(Code that draws figures)
-- Start --

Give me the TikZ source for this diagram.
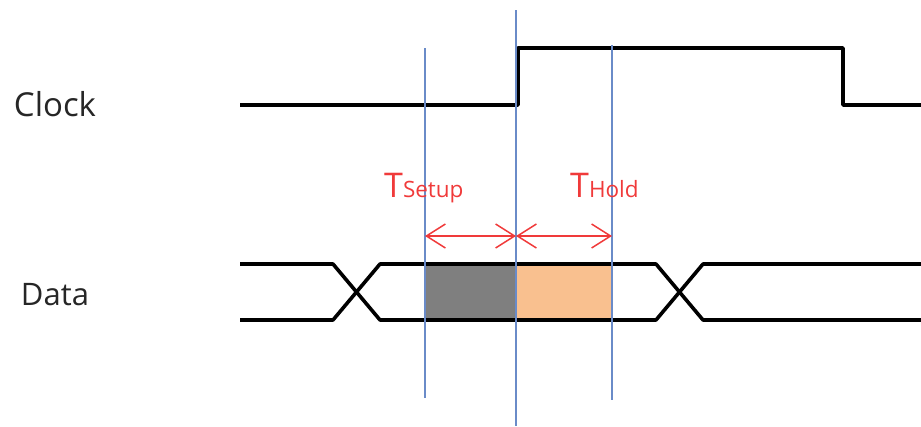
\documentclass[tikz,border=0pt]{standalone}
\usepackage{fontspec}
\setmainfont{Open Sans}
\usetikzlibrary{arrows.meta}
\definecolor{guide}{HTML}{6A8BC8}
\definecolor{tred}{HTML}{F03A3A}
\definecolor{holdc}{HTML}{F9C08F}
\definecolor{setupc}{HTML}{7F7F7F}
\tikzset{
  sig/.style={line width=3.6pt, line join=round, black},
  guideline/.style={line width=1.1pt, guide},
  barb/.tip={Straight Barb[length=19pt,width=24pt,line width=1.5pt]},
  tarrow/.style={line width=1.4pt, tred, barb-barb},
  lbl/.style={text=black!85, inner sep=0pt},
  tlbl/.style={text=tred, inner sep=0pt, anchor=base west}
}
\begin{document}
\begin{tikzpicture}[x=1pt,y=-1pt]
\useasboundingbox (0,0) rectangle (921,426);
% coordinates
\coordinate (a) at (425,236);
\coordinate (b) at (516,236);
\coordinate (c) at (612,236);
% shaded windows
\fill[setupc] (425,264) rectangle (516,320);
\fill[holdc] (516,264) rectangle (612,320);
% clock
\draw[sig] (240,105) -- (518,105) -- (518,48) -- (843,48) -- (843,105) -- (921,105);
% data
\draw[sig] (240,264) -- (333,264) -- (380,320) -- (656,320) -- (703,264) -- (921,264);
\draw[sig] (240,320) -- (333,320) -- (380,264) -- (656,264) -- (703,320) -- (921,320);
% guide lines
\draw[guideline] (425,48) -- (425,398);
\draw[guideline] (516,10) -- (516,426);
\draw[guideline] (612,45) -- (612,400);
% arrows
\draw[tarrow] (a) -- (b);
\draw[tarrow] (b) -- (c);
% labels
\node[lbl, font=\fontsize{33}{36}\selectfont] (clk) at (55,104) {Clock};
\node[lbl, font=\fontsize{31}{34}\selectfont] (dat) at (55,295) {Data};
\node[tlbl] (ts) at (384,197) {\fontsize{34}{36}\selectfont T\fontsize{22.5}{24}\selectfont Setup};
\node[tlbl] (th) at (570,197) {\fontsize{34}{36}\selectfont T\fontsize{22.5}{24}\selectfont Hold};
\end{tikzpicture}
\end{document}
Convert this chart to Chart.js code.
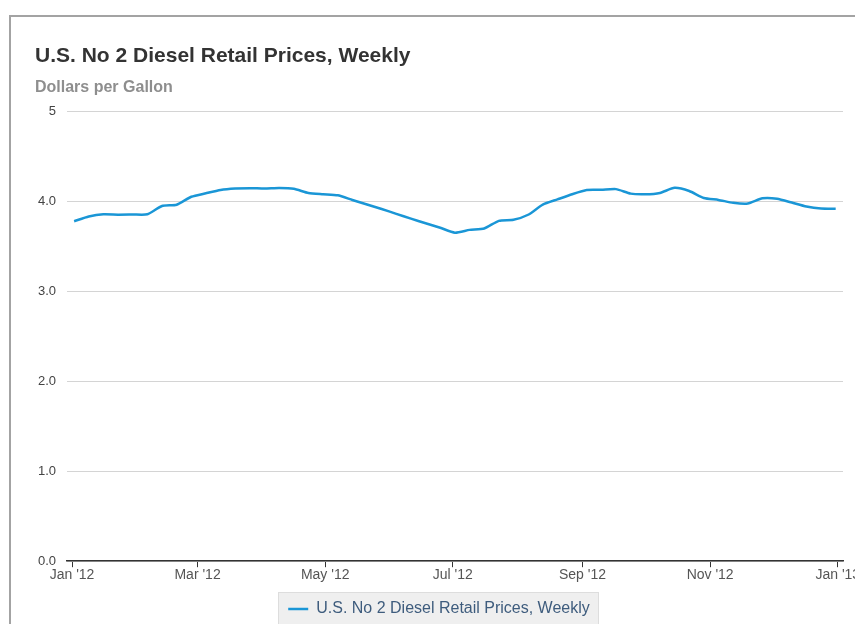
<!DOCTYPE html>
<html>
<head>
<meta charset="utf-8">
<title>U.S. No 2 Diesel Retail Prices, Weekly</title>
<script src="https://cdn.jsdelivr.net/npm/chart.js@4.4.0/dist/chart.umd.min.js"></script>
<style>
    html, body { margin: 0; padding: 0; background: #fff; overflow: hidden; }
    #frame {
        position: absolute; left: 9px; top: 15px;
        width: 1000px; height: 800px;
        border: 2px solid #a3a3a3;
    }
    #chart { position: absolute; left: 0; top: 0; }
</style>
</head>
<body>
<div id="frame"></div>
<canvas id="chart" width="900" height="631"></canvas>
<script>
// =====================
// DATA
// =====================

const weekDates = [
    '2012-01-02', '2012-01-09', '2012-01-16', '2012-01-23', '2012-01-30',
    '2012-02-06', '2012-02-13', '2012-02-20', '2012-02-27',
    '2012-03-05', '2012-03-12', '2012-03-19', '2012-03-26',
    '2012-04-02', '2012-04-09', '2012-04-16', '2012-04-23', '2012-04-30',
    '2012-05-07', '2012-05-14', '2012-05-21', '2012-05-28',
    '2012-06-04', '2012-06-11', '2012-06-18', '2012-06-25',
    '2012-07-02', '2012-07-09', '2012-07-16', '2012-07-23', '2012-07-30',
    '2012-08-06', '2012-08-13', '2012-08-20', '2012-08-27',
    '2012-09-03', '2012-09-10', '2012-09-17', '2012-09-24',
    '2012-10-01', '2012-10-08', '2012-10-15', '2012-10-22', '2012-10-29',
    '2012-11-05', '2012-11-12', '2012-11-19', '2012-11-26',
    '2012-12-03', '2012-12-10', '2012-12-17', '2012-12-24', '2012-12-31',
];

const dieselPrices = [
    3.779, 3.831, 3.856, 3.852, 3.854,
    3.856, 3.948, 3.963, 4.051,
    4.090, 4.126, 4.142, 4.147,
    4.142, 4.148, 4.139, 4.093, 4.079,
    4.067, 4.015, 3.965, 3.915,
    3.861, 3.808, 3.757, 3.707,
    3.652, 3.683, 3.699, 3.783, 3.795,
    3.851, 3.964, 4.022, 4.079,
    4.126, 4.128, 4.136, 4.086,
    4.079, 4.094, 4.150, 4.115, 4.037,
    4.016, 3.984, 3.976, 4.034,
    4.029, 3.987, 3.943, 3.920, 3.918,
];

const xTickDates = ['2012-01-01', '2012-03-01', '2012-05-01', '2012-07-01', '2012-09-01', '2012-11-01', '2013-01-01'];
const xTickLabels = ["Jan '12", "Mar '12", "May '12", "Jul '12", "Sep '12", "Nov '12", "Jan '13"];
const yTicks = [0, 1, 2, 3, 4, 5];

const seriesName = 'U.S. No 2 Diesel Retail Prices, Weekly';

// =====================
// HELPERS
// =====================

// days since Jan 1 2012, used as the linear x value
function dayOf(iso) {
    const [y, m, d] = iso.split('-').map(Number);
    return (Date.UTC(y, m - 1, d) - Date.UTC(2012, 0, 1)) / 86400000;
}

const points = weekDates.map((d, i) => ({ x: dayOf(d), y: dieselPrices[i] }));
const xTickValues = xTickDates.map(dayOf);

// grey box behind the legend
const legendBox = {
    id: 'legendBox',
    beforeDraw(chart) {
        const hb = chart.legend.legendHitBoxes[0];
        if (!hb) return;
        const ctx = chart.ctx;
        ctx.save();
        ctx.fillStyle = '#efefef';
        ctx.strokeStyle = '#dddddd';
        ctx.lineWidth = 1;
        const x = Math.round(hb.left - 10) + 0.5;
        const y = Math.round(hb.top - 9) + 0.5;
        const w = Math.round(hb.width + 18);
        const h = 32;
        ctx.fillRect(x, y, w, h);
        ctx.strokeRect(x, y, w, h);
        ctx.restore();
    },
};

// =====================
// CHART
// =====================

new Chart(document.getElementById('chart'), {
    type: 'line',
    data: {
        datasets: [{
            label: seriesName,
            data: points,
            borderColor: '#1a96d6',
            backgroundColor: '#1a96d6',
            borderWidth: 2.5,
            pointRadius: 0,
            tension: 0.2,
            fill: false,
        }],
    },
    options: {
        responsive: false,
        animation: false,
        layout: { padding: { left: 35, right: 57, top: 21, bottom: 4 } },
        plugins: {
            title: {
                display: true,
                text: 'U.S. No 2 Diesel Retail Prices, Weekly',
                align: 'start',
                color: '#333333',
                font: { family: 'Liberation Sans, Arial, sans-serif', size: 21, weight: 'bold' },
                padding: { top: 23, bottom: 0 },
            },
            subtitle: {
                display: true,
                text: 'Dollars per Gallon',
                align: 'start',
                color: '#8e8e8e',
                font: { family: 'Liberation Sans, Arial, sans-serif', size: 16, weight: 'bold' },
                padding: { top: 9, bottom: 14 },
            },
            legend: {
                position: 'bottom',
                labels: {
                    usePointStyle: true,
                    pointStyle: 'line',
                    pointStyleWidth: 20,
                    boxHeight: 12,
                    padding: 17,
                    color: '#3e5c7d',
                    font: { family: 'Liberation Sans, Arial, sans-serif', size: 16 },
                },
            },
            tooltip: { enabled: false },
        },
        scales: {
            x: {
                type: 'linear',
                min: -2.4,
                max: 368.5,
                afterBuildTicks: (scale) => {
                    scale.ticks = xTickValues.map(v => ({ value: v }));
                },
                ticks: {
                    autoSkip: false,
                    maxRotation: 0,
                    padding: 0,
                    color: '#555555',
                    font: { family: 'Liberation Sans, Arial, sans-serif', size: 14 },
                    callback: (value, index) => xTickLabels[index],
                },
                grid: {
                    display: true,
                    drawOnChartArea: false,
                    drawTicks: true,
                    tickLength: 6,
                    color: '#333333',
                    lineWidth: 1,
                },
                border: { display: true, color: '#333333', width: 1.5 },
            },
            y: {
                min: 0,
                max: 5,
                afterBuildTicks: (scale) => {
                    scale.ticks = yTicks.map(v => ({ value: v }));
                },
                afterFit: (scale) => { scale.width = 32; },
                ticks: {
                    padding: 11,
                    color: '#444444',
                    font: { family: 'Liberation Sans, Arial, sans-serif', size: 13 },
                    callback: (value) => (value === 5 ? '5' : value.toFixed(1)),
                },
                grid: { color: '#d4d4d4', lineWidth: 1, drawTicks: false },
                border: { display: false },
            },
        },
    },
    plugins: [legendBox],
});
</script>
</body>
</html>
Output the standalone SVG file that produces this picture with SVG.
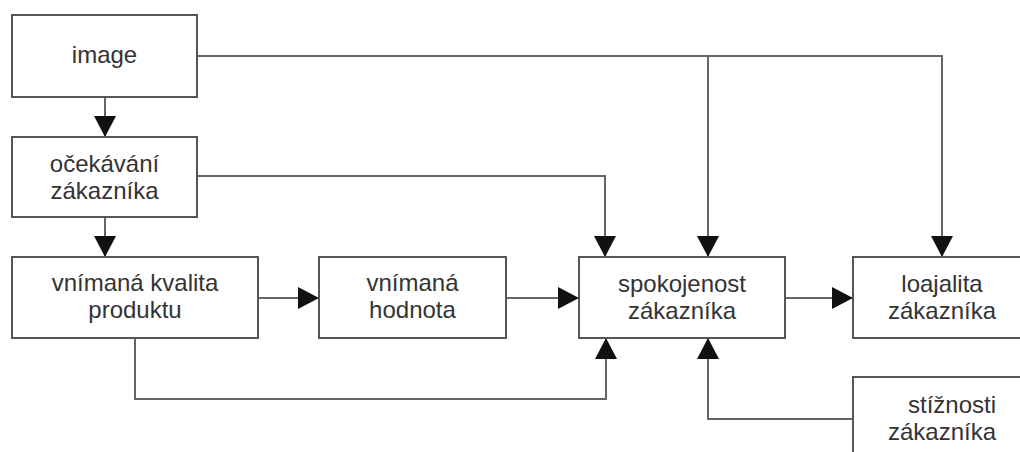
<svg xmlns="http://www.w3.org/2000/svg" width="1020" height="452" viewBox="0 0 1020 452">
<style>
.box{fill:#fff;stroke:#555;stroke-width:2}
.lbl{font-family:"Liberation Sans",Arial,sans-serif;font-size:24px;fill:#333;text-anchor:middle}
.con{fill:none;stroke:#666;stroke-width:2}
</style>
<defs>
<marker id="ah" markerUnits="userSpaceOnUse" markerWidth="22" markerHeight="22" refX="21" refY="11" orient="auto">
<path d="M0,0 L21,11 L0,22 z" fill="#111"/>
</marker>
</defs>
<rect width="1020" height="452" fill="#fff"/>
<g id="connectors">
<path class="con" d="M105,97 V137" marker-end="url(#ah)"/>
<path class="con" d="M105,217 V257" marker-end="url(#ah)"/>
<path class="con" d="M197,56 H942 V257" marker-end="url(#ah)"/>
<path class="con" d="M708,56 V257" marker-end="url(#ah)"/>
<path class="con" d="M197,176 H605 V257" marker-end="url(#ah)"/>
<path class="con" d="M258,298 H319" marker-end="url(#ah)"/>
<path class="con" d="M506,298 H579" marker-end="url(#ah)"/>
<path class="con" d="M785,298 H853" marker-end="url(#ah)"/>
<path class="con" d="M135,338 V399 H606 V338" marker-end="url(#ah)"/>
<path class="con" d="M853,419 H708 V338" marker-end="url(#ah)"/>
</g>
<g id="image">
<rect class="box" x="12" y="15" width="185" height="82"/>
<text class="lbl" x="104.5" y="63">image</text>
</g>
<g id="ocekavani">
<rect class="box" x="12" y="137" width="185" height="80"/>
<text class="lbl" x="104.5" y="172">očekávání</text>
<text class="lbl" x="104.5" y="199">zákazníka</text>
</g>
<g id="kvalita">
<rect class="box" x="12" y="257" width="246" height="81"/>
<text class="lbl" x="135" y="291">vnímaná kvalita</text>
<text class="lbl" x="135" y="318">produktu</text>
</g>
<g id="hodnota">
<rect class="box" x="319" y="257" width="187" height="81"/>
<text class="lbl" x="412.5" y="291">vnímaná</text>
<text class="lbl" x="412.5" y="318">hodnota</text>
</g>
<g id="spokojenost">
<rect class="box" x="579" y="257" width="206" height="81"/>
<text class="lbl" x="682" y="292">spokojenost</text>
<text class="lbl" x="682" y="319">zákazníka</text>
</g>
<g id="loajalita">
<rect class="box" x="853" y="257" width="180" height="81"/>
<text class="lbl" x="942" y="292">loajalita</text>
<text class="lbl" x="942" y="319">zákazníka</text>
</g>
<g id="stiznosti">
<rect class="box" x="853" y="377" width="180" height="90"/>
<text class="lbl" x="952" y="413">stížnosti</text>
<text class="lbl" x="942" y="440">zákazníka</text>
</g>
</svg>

-- End --

Give only the count of lines in which the string "this" appears.

3